Wrote a function that goes through all datasets (image by image) and compares images by the number of matching Miller indices. This allowed us to identify images with very similar orientations (see Fig. 1). Next, we compared spot intensities between the matching images and other datasets (Fig. 2). In conclusion, the spread of spots for ED in paracetamol is very large.

Repeated the whole procedure (matching Miller indices) for X-ray diffraction data for Ni DPPE material (Fig. 3). In general, the spread of spots in intensity is much lower than that of electrons.

Discovered an error in previous results. The scaled.refl file keeps the integrated intensities in the prf and sum columns. The actual scaled values are stored elsewhere (and written only when exported to shelx hkl files). This processing error was causing a much larger spread in spot intensities across all datasets (as reported previously on 29/01/26 in Fig. 3 there).

Fig. 1: An image pair where most of the Miller indices match, corresponding to two similar crystal orientations. Data for paracetamol (one degree rotation).

Fig. 2: The comparison of spot intensities for the spots found in the matching images in Fig. 1. The gray dots in the background show the spot intensities for the same Miller indices for other datasets (i. e., other orientations). The spot intensities are read from the exported HKL files (shelx export in DIALS).

Fig. 3: Same as Fig. 2, but now for an X-ray dataset.

Same as Fig. 2, but now for an X-ray dataset.

Once the error is corrected (i.e., the properly scaled intensities are read), the R1 in the GBT model drops significantly even before implementing any additional properties (Fig. 4).

Fig. 4: \(R_1\) factor between GBT predicted structure factors and the actual values across all one degree paracetamol datasets. The GBT model was trained on the first 100 datasets and it was tested on other 100 datasets (from 100 to 200). The blue spots show \(R_1\) computed using only integrated intensities, whereas the red spots show the same \(R_1\), but now in the model trained on scaled data (which is less noisy).

Discussion

Look at the beam intensity (integrate the intensity on a circle around the beam position), or the average spot intensity, to understand why the spread in spot intensity occurs. How much of it comes from variations in beam intensity across datasets (for integrated, unscaled data)?

If the spread is Gaussian, there might be a way to compute the likelihood that the two matching spots were selected at random, rather than being correlated.

The images visually show the spread behaviour, but we still lack a way to precisely quantify spot spread across an entire dataset.

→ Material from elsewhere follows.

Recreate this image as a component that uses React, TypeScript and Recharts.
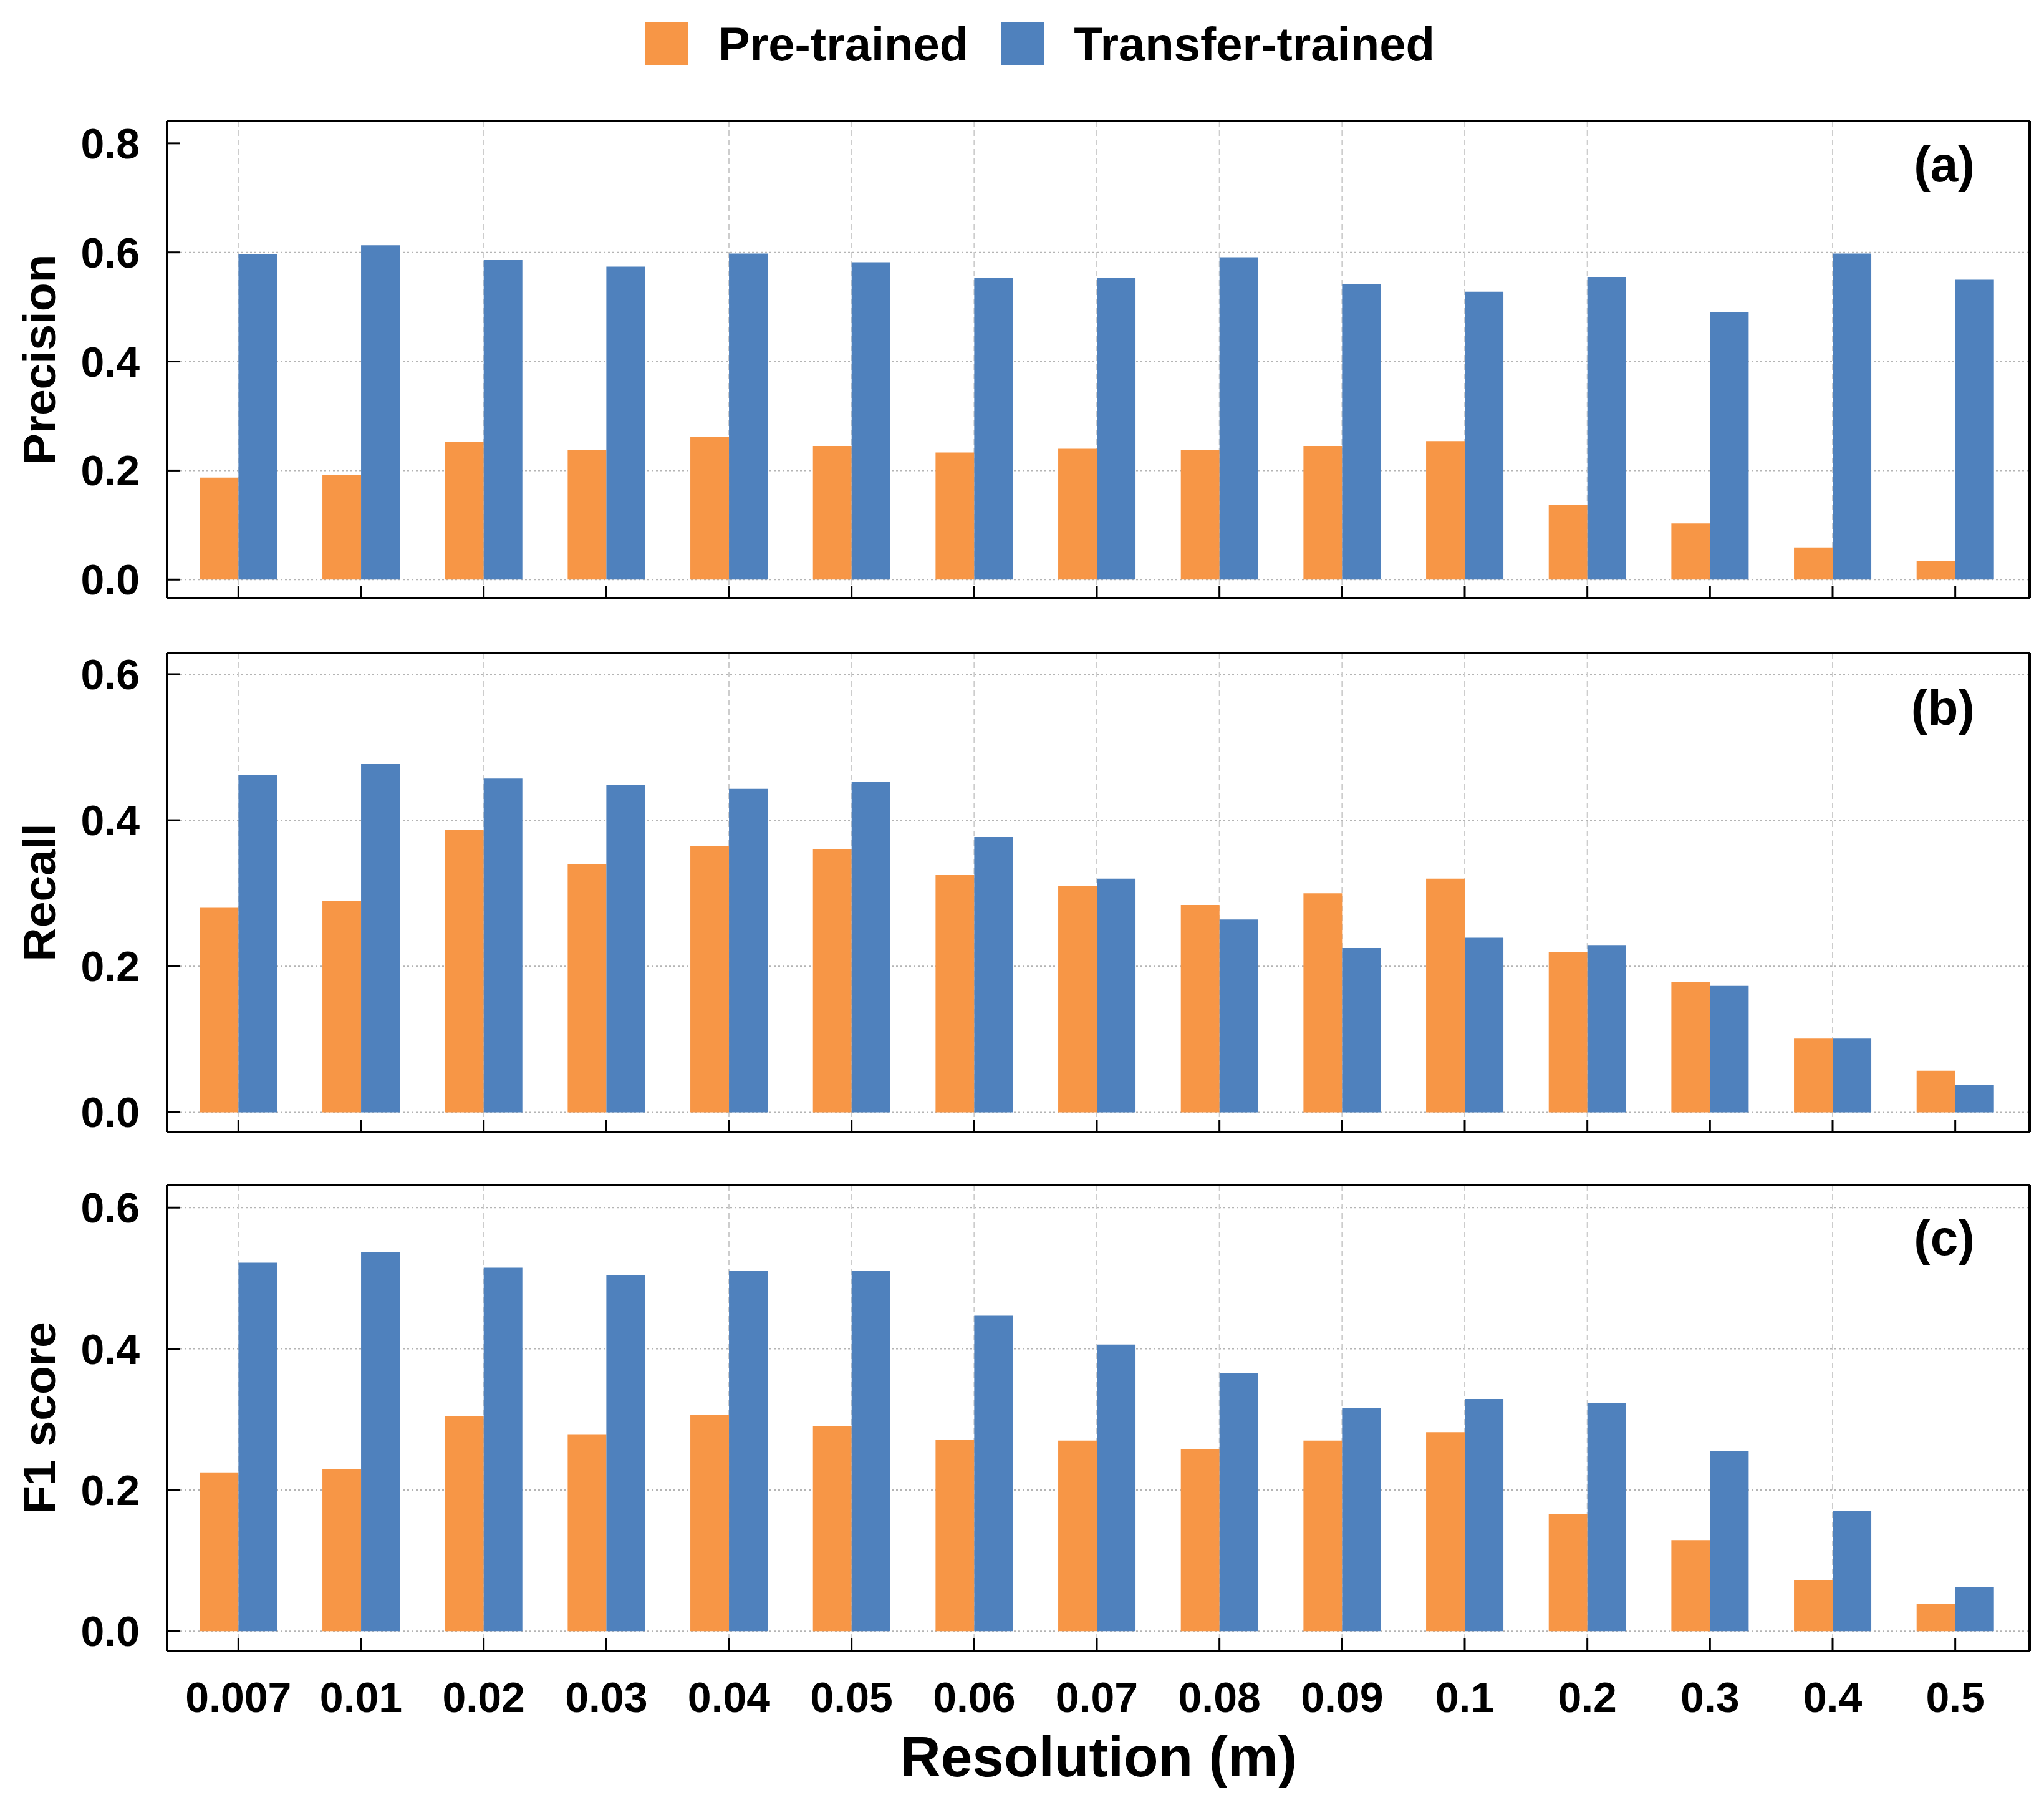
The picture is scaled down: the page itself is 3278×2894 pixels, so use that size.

Need to develop a way to quantify it.

Is the noise the same across all spots, or are there clusters of spots with low spread and others with high spread (does it depend on the spot intensity)? What is the effect of removing noisy spots? Does the spread decrease?

Do simulations run with abTEM confirm the extent of the spread? In other words, how much of the spread can be attributed to noise in measurement, and how much to a dynamical (physical) effect.

Are any of the extreme spots in the spread maybe related to special orientations (unit cell axes aligned with the beam, or the beam aligned with some of the principal axes in the crystal)?

Is the shelx solution better when we apply our model to integrated data and scale it with DIALS, or when we scale the data first and then train our model on the scaled data? At which point in the processing pipeline should our model be introduced, and is there any difference between applying it at different stages?

Since electron diffraction is better for solving structures in charged states, it would be interesting to perform first-principles simulations (Bloch-wave or Multislice) on systems where charge is introduced by hand, and compare the resulting diffraction data with that for the neutral case.